(begin)
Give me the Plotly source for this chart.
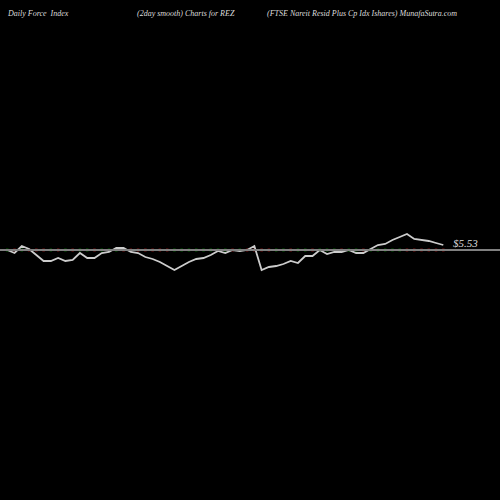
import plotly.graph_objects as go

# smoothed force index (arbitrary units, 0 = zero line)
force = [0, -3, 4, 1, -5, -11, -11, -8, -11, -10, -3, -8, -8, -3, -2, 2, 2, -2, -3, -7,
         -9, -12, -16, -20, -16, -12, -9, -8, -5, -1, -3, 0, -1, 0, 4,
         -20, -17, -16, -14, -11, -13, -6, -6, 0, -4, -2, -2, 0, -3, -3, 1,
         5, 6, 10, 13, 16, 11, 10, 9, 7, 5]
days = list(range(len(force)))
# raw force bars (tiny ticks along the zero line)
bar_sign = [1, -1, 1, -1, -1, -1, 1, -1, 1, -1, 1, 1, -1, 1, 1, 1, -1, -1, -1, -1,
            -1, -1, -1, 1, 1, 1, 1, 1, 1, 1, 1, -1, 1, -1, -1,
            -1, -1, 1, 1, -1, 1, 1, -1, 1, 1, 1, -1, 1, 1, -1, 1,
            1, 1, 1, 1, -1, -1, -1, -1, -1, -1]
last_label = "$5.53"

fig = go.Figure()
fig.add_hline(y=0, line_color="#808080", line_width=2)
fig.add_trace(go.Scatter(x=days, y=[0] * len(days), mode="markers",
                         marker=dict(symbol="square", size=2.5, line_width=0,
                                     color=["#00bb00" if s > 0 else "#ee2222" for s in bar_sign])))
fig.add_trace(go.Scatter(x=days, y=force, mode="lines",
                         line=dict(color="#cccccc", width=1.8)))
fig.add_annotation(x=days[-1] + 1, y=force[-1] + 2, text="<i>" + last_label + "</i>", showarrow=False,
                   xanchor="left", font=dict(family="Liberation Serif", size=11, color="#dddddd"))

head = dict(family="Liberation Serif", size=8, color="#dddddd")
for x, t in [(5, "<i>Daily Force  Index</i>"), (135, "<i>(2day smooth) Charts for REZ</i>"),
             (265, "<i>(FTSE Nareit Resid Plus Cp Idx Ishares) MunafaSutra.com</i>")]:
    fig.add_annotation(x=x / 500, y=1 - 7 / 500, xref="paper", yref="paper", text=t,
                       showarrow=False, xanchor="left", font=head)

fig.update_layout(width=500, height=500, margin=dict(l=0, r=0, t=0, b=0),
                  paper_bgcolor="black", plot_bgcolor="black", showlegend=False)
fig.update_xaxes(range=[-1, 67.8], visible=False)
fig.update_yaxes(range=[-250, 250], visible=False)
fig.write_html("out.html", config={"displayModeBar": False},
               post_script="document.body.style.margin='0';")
(end)
Omit the pictures, then quote the rest of the material above exactly.

CORRECT RESPONSE:
Give me the Plotly source for this chart.
import plotly.graph_objects as go

# smoothed force index (arbitrary units, 0 = zero line)
force = [0, -3, 4, 1, -5, -11, -11, -8, -11, -10, -3, -8, -8, -3, -2, 2, 2, -2, -3, -7,
         -9, -12, -16, -20, -16, -12, -9, -8, -5, -1, -3, 0, -1, 0, 4,
         -20, -17, -16, -14, -11, -13, -6, -6, 0, -4, -2, -2, 0, -3, -3, 1,
         5, 6, 10, 13, 16, 11, 10, 9, 7, 5]
days = list(range(len(force)))
# raw force bars (tiny ticks along the zero line)
bar_sign = [1, -1, 1, -1, -1, -1, 1, -1, 1, -1, 1, 1, -1, 1, 1, 1, -1, -1, -1, -1,
            -1, -1, -1, 1, 1, 1, 1, 1, 1, 1, 1, -1, 1, -1, -1,
            -1, -1, 1, 1, -1, 1, 1, -1, 1, 1, 1, -1, 1, 1, -1, 1,
            1, 1, 1, 1, -1, -1, -1, -1, -1, -1]
last_label = "$5.53"

fig = go.Figure()
fig.add_hline(y=0, line_color="#808080", line_width=2)
fig.add_trace(go.Scatter(x=days, y=[0] * len(days), mode="markers",
                         marker=dict(symbol="square", size=2.5, line_width=0,
                                     color=["#00bb00" if s > 0 else "#ee2222" for s in bar_sign])))
fig.add_trace(go.Scatter(x=days, y=force, mode="lines",
                         line=dict(color="#cccccc", width=1.8)))
fig.add_annotation(x=days[-1] + 1, y=force[-1] + 2, text="<i>" + last_label + "</i>", showarrow=False,
                   xanchor="left", font=dict(family="Liberation Serif", size=11, color="#dddddd"))

head = dict(family="Liberation Serif", size=8, color="#dddddd")
for x, t in [(5, "<i>Daily Force  Index</i>"), (135, "<i>(2day smooth) Charts for REZ</i>"),
             (265, "<i>(FTSE Nareit Resid Plus Cp Idx Ishares) MunafaSutra.com</i>")]:
    fig.add_annotation(x=x / 500, y=1 - 7 / 500, xref="paper", yref="paper", text=t,
                       showarrow=False, xanchor="left", font=head)

fig.update_layout(width=500, height=500, margin=dict(l=0, r=0, t=0, b=0),
                  paper_bgcolor="black", plot_bgcolor="black", showlegend=False)
fig.update_xaxes(range=[-1, 67.8], visible=False)
fig.update_yaxes(range=[-250, 250], visible=False)
fig.write_html("out.html", config={"displayModeBar": False},
               post_script="document.body.style.margin='0';")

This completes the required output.